===== DATA BLOCK

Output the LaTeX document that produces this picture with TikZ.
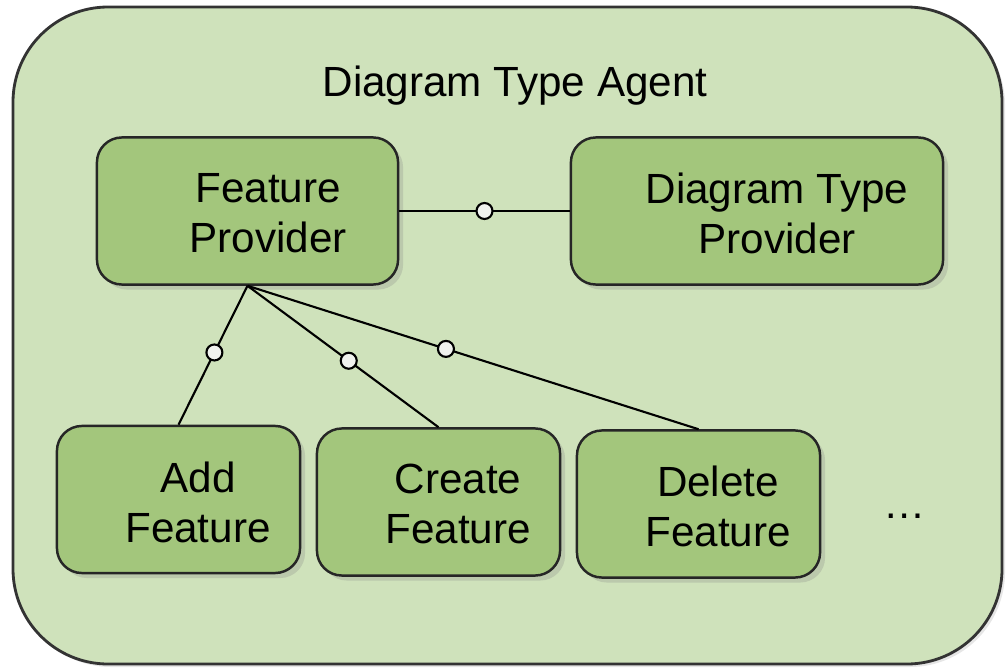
\documentclass[tikz,border=0pt]{standalone}
\usepackage{fontspec}
\setmainfont{Liberation Sans}
\usetikzlibrary{shadows}

\definecolor{agentgreen}{RGB}{207,226,187}
\definecolor{boxgreen}{RGB}{163,198,124}
\definecolor{ringgray}{RGB}{240,242,238}

\tikzset{
    box/.style={draw=black!85, line width=0.7pt, fill=boxgreen, rounded corners=0.25cm,
        minimum width=2.43cm, minimum height=1.47cm, inner sep=0pt,
        drop shadow={shadow xshift=0.05cm, shadow yshift=-0.05cm, opacity=0.25}},
    boxtext/.style={align=center, font=\fontsize{12}{14.2}\selectfont},
    ring/.style={circle, draw=black, line width=0.6pt, fill=ringgray, minimum size=0.16cm, inner sep=0pt},
    link/.style={draw=black, line width=0.6pt}
}

\begin{document}
\begin{tikzpicture}[x=0.01cm, y=-0.01cm]
\useasboundingbox (0,0) rectangle (1007,670);

% agent frame
\draw[draw=black!80, line width=0.8pt, fill=agentgreen, rounded corners=0.95cm,
      drop shadow={shadow xshift=0.03cm, shadow yshift=-0.03cm, opacity=0.2}]
    (13,7) rectangle (1002,664);
\node[boxtext] (title) at (515,86) {Diagram Type Agent};

% providers
\node[box, minimum width=3.01cm] (fp) at (247.5,211) {};
\node[box, minimum width=3.72cm] (dtp) at (757,211) {};
\node[boxtext] (fp-txt) at (268,213) {Feature\\Provider};
\node[boxtext] (dtp-txt) at (777,213) {Diagram Type\\Provider};

% features
\node[box] (add) at (178.5,499.5) {};
\node[box] (create) at (438.5,502) {};
\node[box] (delete) at (698.5,504) {};
\node[boxtext] (add-txt) at (198,502) {Add\\Feature};
\node[boxtext] (create-txt) at (458,504) {Create\\Feature};
\node[boxtext] (delete-txt) at (718,506) {Delete\\Feature};
\node[boxtext] (more) at (905,516) {\dots};

% connectors
\path[link] (fp.east) -- node[pos=0.5, ring] {} (dtp.west);
\path[link] (fp.south) -- node[pos=0.48, ring] {} (add.north);
\path[link] (fp.south) -- node[pos=0.53, ring] {} (create.north);
\path[link] (fp.south) -- node[pos=0.44, ring] {} (delete.north);
\end{tikzpicture}
\end{document}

==========

EXERCISE DESCRIPTION –
Transcribe all the lines above exactly, apart from the pictures.

COMPLETE RESPONSE –
Output the LaTeX document that produces this picture with TikZ.
\documentclass[tikz,border=0pt]{standalone}
\usepackage{fontspec}
\setmainfont{Liberation Sans}
\usetikzlibrary{shadows}

\definecolor{agentgreen}{RGB}{207,226,187}
\definecolor{boxgreen}{RGB}{163,198,124}
\definecolor{ringgray}{RGB}{240,242,238}

\tikzset{
    box/.style={draw=black!85, line width=0.7pt, fill=boxgreen, rounded corners=0.25cm,
        minimum width=2.43cm, minimum height=1.47cm, inner sep=0pt,
        drop shadow={shadow xshift=0.05cm, shadow yshift=-0.05cm, opacity=0.25}},
    boxtext/.style={align=center, font=\fontsize{12}{14.2}\selectfont},
    ring/.style={circle, draw=black, line width=0.6pt, fill=ringgray, minimum size=0.16cm, inner sep=0pt},
    link/.style={draw=black, line width=0.6pt}
}

\begin{document}
\begin{tikzpicture}[x=0.01cm, y=-0.01cm]
\useasboundingbox (0,0) rectangle (1007,670);

% agent frame
\draw[draw=black!80, line width=0.8pt, fill=agentgreen, rounded corners=0.95cm,
      drop shadow={shadow xshift=0.03cm, shadow yshift=-0.03cm, opacity=0.2}]
    (13,7) rectangle (1002,664);
\node[boxtext] (title) at (515,86) {Diagram Type Agent};

% providers
\node[box, minimum width=3.01cm] (fp) at (247.5,211) {};
\node[box, minimum width=3.72cm] (dtp) at (757,211) {};
\node[boxtext] (fp-txt) at (268,213) {Feature\\Provider};
\node[boxtext] (dtp-txt) at (777,213) {Diagram Type\\Provider};

% features
\node[box] (add) at (178.5,499.5) {};
\node[box] (create) at (438.5,502) {};
\node[box] (delete) at (698.5,504) {};
\node[boxtext] (add-txt) at (198,502) {Add\\Feature};
\node[boxtext] (create-txt) at (458,504) {Create\\Feature};
\node[boxtext] (delete-txt) at (718,506) {Delete\\Feature};
\node[boxtext] (more) at (905,516) {\dots};

% connectors
\path[link] (fp.east) -- node[pos=0.5, ring] {} (dtp.west);
\path[link] (fp.south) -- node[pos=0.48, ring] {} (add.north);
\path[link] (fp.south) -- node[pos=0.53, ring] {} (create.north);
\path[link] (fp.south) -- node[pos=0.44, ring] {} (delete.north);
\end{tikzpicture}
\end{document}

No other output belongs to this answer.